ATel #5183; K. Z. Stanek, B. J. Shappee, C. S. Kochanek, J. Jencson, U. Basu, J. F. Beacom (Ohio State), J. L. Prieto (Princeton), D. Szczygiel, G. Pojmanski (Warsaw University Observatory), M. Dubberley, M. Elphick, S. Foale, E. Hawkins, D. Mullens, W. Rosing, R. Ross, Z. Walker (Las Cumbres Observatory)
on 1 Jul 2013; 16:40 UT
Distributed as an Instant Email Notice Supernovae
Credential Certification: Krzysztof Stanek (stanek.32@osu.edu)
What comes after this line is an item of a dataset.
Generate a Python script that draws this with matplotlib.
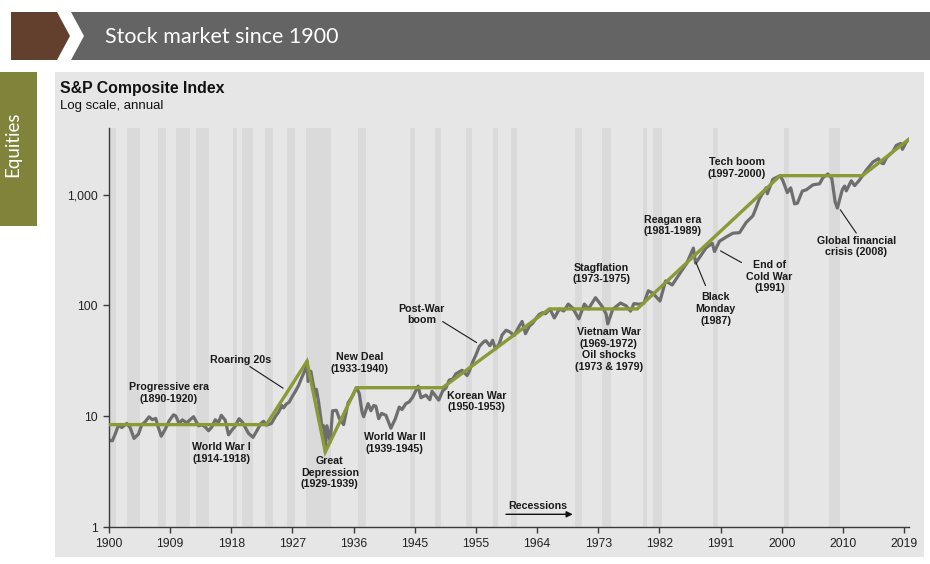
import numpy as np
import matplotlib.pyplot as plt
from matplotlib.patches import Polygon, Rectangle
from matplotlib.ticker import NullLocator, FixedLocator, FixedFormatter

plt.rcParams["font.family"] = ["Liberation Sans", "DejaVu Sans"]

# S&P Composite index level (month, level)
index_dates = [
    "1900-01", "1900-07", "1901-01", "1901-06", "1901-12", "1902-09", "1903-03", "1903-10",
    "1904-06", "1904-12", "1905-06", "1906-01", "1906-07", "1907-01", "1907-04", "1907-11",
    "1908-06", "1909-01", "1909-09", "1910-01", "1910-07", "1911-01", "1911-09", "1912-01",
    "1912-09", "1913-06", "1914-01", "1914-07", "1914-12", "1915-06", "1915-12", "1916-06",
    "1916-11", "1917-06", "1917-12", "1918-06", "1918-11", "1919-07", "1920-01", "1920-12",
    "1921-08", "1922-03", "1922-10", "1923-03", "1923-08", "1924-05", "1924-12", "1925-06",
    "1925-12", "1926-03", "1926-08", "1927-01", "1927-07", "1927-12", "1928-06", "1928-12",
    "1929-05", "1929-09", "1929-11", "1930-04", "1930-07", "1930-12", "1931-02", "1931-06",
    "1931-12", "1932-03", "1932-06", "1932-09", "1933-03", "1933-07", "1934-02", "1934-07",
    "1935-03", "1935-11", "1936-06", "1937-02", "1937-07", "1937-12", "1938-03", "1938-11",
    "1939-04", "1939-09", "1940-01", "1940-06", "1940-11", "1941-07", "1942-04", "1942-12",
    "1943-07", "1943-12", "1944-07", "1945-01", "1945-07", "1946-05", "1946-10", "1947-07",
    "1948-02", "1948-06", "1949-06", "1950-01", "1950-07", "1951-01", "1951-07", "1952-01",
    "1952-12", "1953-09", "1954-01", "1954-07", "1954-12", "1955-07", "1955-12", "1956-04",
    "1956-07", "1957-02", "1957-07", "1957-12", "1958-07", "1958-12", "1959-07", "1960-01",
    "1960-10", "1961-07", "1961-12", "1962-06", "1963-01", "1963-07", "1964-01", "1964-07",
    "1965-01", "1965-06", "1966-02", "1966-10", "1967-07", "1968-03", "1968-11", "1969-07",
    "1970-06", "1971-04", "1971-11", "1972-12", "1973-07", "1974-01", "1974-07", "1974-10",
    "1975-07", "1976-09", "1977-07", "1978-03", "1978-09", "1979-07", "1980-03", "1980-11",
    "1981-07", "1982-08", "1983-06", "1984-06", "1985-07", "1986-08", "1987-08", "1987-12",
    "1988-07", "1989-07", "1990-06", "1990-10", "1991-07", "1992-07", "1993-07", "1994-07",
    "1995-07", "1996-07", "1997-01", "1997-07", "1998-07", "1998-09", "1999-07", "2000-08",
    "2001-01", "2001-09", "2002-03", "2002-10", "2003-03", "2003-12", "2004-07", "2005-07",
    "2006-07", "2007-01", "2007-10", "2008-05", "2008-11", "2009-03", "2009-12", "2010-04",
    "2010-07", "2011-04", "2011-10", "2012-07", "2013-07", "2014-07", "2015-05", "2015-09",
    "2016-02", "2016-07", "2017-07", "2018-01", "2018-09", "2018-12", "2019-07", "2019-12",
]
index_values = [
    6.10, 6.00, 7.07, 8.30, 7.90, 8.60, 7.90, 6.30,
    6.90, 8.40, 8.90, 9.87, 9.30, 9.56, 8.40, 6.60,
    7.60, 9.06, 10.30, 10.08, 8.60, 9.27, 8.70, 9.12,
    9.90, 8.20, 8.37, 7.90, 7.40, 8.00, 9.30, 8.80,
    10.20, 9.20, 6.80, 7.50, 8.00, 9.50, 8.83, 7.00,
    6.45, 7.40, 8.60, 9.00, 8.30, 8.60, 9.90, 10.90,
    12.50, 11.90, 12.90, 13.40, 15.20, 16.70, 19.00, 22.50,
    25.60, 31.30, 20.60, 25.50, 21.00, 15.30, 17.50, 13.40,
    8.10, 8.20, 4.77, 8.20, 5.85, 11.20, 11.30, 9.60,
    8.40, 13.20, 15.00, 18.10, 16.10, 11.00, 9.90, 13.00,
    11.20, 12.50, 12.30, 9.50, 10.60, 10.20, 7.80, 9.50,
    12.10, 11.50, 13.00, 13.49, 14.80, 18.70, 14.70, 15.50,
    14.10, 16.80, 13.97, 16.88, 18.00, 21.21, 21.60, 24.19,
    26.00, 23.30, 25.46, 30.90, 34.90, 42.60, 45.40, 47.50,
    48.00, 43.30, 48.50, 40.30, 45.10, 54.20, 59.70, 58.00,
    53.70, 65.40, 71.70, 55.60, 65.10, 69.10, 76.50, 83.20,
    86.10, 84.10, 92.70, 77.10, 93.00, 89.10, 103.0, 94.70,
    75.60, 103.0, 92.80, 117.5, 105.8, 96.10, 83.80, 68.10,
    92.50, 105.2, 99.30, 88.80, 103.9, 102.7, 104.7, 135.7,
    129.1, 109.7, 166.4, 153.1, 192.5, 240.2, 329.4, 241.0,
    271.0, 331.9, 364.0, 307.1, 380.0, 415.0, 449.0, 454.0,
    562.0, 644.0, 766.2, 925.0, 1156.0, 1020.0, 1380.0, 1485.0,
    1335.6, 1044.0, 1153.0, 827.0, 837.0, 1080.0, 1106.0, 1227.0,
    1254.0, 1424.2, 1539.0, 1400.0, 857.0, 757.0, 1116.0, 1197.0,
    1083.0, 1335.0, 1207.0, 1360.0, 1669.0, 1973.0, 2111.0, 1944.0,
    1904.0, 2148.0, 2454.0, 2789.0, 2901.0, 2567.0, 2996.0, 3176.0,
]

# green trend segments
trend_dates = ["1900-01", "1923-08", "1929-09", "1932-06", "1937-02", "1950-01",
               "1966-01", "1979-03", "2000-08", "2012-12", "2019-12"]
trend_values = [8.4, 8.4, 31.3, 4.77, 18.1, 18.1, 93, 93, 1485, 1485, 3176]

# NBER recessions
recession_start = ["1899-06", "1902-09", "1907-05", "1910-01", "1913-01", "1918-08",
                   "1920-01", "1923-05", "1926-10", "1929-08", "1937-05", "1945-02",
                   "1948-11", "1953-07", "1957-08", "1960-04", "1969-12", "1973-11",
                   "1980-01", "1981-07", "1990-07", "2001-03", "2007-12"]
recession_end = ["1900-12", "1904-08", "1908-06", "1912-01", "1914-12", "1919-03",
                 "1921-07", "1924-07", "1927-11", "1933-03", "1938-06", "1945-10",
                 "1949-10", "1954-05", "1958-04", "1961-02", "1970-11", "1975-03",
                 "1980-07", "1982-11", "1991-03", "2001-11", "2009-06"]

x_tick_labels = ["1900", "1909", "1918", "1927", "1936", "1945", "1955",
                 "1964", "1973", "1982", "1991", "2000", "2010", "2019"]
y_ticks = [1, 10, 100, 1000]
y_tick_labels = ["1", "10", "100", "1,000"]


def to_year(d):
    y, m = d.split("-")
    return int(y) + (int(m) - 1) / 12


W, H = 930, 564
dpi = 100
fig = plt.figure(figsize=(W / dpi, H / dpi), dpi=dpi)

# background layer, pixel units
bg = fig.add_axes([0, 0, 1, 1])
bg.set_xlim(0, W)
bg.set_ylim(H, 0)
bg.axis("off")
bg.add_patch(Polygon([(11, 12), (57, 12), (70, 36), (57, 60), (11, 60)], closed=True,
                     facecolor="#633f2e", lw=0))
bg.add_patch(Polygon([(71, 12), (930, 12), (930, 60), (71, 60), (84, 36)], closed=True,
                     facecolor="#646464", lw=0))
bg.text(105, 37, "Stock market since 1900", color="white", fontsize=15.5,
        family=["Lato", "DejaVu Sans"], fontweight="normal", va="center", ha="left")
bg.add_patch(Rectangle((0, 72), 37, 154, facecolor="#80843a", lw=0))
bg.text(13, 144, "Equities", color="white", fontsize=13.5, rotation=90,
        family=["Lato", "DejaVu Sans"], fontweight="normal", va="center", ha="center")
bg.add_patch(Rectangle((55, 72), 869, 485, facecolor="#e6e6e6", lw=0))
bg.text(60, 88.5, "S&P Composite Index", fontsize=11.4, fontweight="bold",
        va="center", ha="left", color="#111111")
bg.text(60, 106, "Log scale, annual", fontsize=9.5, va="center", ha="left", color="#111111")

# main chart
ax = fig.add_axes([109 / W, 1 - 527 / H, 800 / W, 399 / H])
ax.patch.set_alpha(0)
ax.set_yscale("log")
ax.set_xlim(1900, 2019.9)
ax.set_ylim(1, 4000)

for s, e in zip(recession_start, recession_end):
    ax.axvspan(to_year(s), to_year(e) + 1 / 12, facecolor="#dadada", lw=0, zorder=0)

index_x = [to_year(d) for d in index_dates]
trend_x = [to_year(d) for d in trend_dates]
ax.plot(index_x, index_values, color="#6e6e6e", lw=2.3, solid_joinstyle="round",
        solid_capstyle="round", zorder=2)
ax.plot(trend_x, trend_values, color="#899a36", lw=2.4, solid_joinstyle="miter", zorder=3)

for sp in ["top", "right"]:
    ax.spines[sp].set_visible(False)
for sp in ["left", "bottom"]:
    ax.spines[sp].set_color("#3a3a3a")
    ax.spines[sp].set_linewidth(1)

x_ticks = [1900 + 110 * k / 12 for k in range(len(x_tick_labels))]
ax.xaxis.set_major_locator(FixedLocator(x_ticks))
ax.xaxis.set_major_formatter(FixedFormatter(x_tick_labels))
ax.yaxis.set_major_locator(FixedLocator(y_ticks))
ax.yaxis.set_major_formatter(FixedFormatter(y_tick_labels))
ax.yaxis.set_minor_locator(NullLocator())
ax.xaxis.set_minor_locator(NullLocator())
ax.tick_params(axis="both", direction="out", length=4, width=1, color="#3a3a3a",
               labelsize=8.8, labelcolor="#222222", pad=4)

# event labels
lab = dict(fontsize=7.7, fontweight="bold", ha="center", va="center",
           color="#1a1a1a", linespacing=1.2, zorder=5)
ax.text(1909.0, 16.3, "Progressive era\n(1890-1920)", **lab)
ax.text(1919.7, 32.1, "Roaring 20s", **lab)
ax.text(1937.5, 30.1, "New Deal\n(1933-1940)", **lab)
ax.text(1916.8, 4.66, "World War I\n(1914-1918)", **lab)
ax.text(1933.1, 3.09, "Great\nDepression\n(1929-1939)", **lab)
ax.text(1942.85, 5.74, "World War II\n(1939-1945)", **lab)
ax.text(1955.1, 13.55, "Korean War\n(1950-1953)", **lab)
ax.text(1946.9, 82.7, "Post-War\nboom", **lab)
ax.text(1973.8, 193.8, "Stagflation\n(1973-1975)", **lab)
ax.text(1974.9, 40.0, "Vietnam War\n(1969-1972)\nOil shocks\n(1973 & 1979)", **lab)
ax.text(1984.5, 526, "Reagan era\n(1981-1989)", **lab)
ax.text(1994.05, 1732, "Tech boom\n(1997-2000)", **lab)
ax.text(1990.9, 92.8, "Black\nMonday\n(1987)", **lab)
ax.text(1999.0, 181.3, "End of\nCold War\n(1991)", **lab)
ax.text(2012.0, 340.5, "Global financial\ncrisis (2008)", **lab)
ax.text(1964.3, 1.557, "Recessions", **lab)

leader = dict(arrowstyle="-", color="#1a1a1a", lw=0.8, shrinkA=0, shrinkB=0)
ax.annotate("", xy=(1926.1, 17.9), xytext=(1921.1, 28.1), arrowprops=leader)
ax.annotate("", xy=(1955.1, 46.2), xytext=(1950.0, 71.6), arrowprops=leader)
ax.annotate("", xy=(1987.95, 246), xytext=(1989.4, 151.3), arrowprops=leader)
ax.annotate("", xy=(1991.65, 311), xytext=(1994.8, 244), arrowprops=leader)
ax.annotate("", xy=(2009.6, 731), xytext=(2012.0, 450), arrowprops=leader)
ax.annotate("", xy=(1969.5, 1.302), xytext=(1959.5, 1.302),
            arrowprops=dict(arrowstyle="-|>", color="#111111", lw=1,
                            mutation_scale=9, shrinkA=0, shrinkB=0))

fig.savefig("out.png", dpi=dpi, facecolor="white")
Subjects: Optical, Request for Observations, Supernovae

Referred to by ATel #: 5245

During the ongoing All Sky Automated Survey for SuperNovae (ASAS-SN or "Assassin"; ATel #5110, #5138, #5168, #5177, #5181), using data from the double 14-cm "Brutus" telescope in Haleakala, Hawaii, we discovered a new transient source, likely a supernova:

 
Object       RA (J2000)    DEC (J2000)     Disc. UT Date   Approx. Disc. V mag 
 
ASASSN-13aw  17:19:30.195 +47:42:06.50    2013 July 1.4    16.1 
No source is detected on 6/25 or in earlier images (V>17 mag), with detection in four images on 7/01 and possible detection on 6/28. See the ASAS-SN discovery images at this location, top left panel shows the reference image, top right shows the DSS image on the same angular scale, lower left is the non-detection on 06/25 and lower right is the detection image on 07/01 (both bottom images show image subtraction residuals). Circle with the 15" radius has the same position in all images.

The new source is approximately 2.5" South and 9" West of the z=0.016835 spiral galaxy PGC 060077, giving it an absolute magnitude of approximately -18.4 (m-M=34.4, A_V=0.07, Schlafly & Finkbeiner 2011) and an offset from the galaxy of approximately 3.5 kpc for a distance of 75 Mpc. Follow-up observations are planned and encouraged.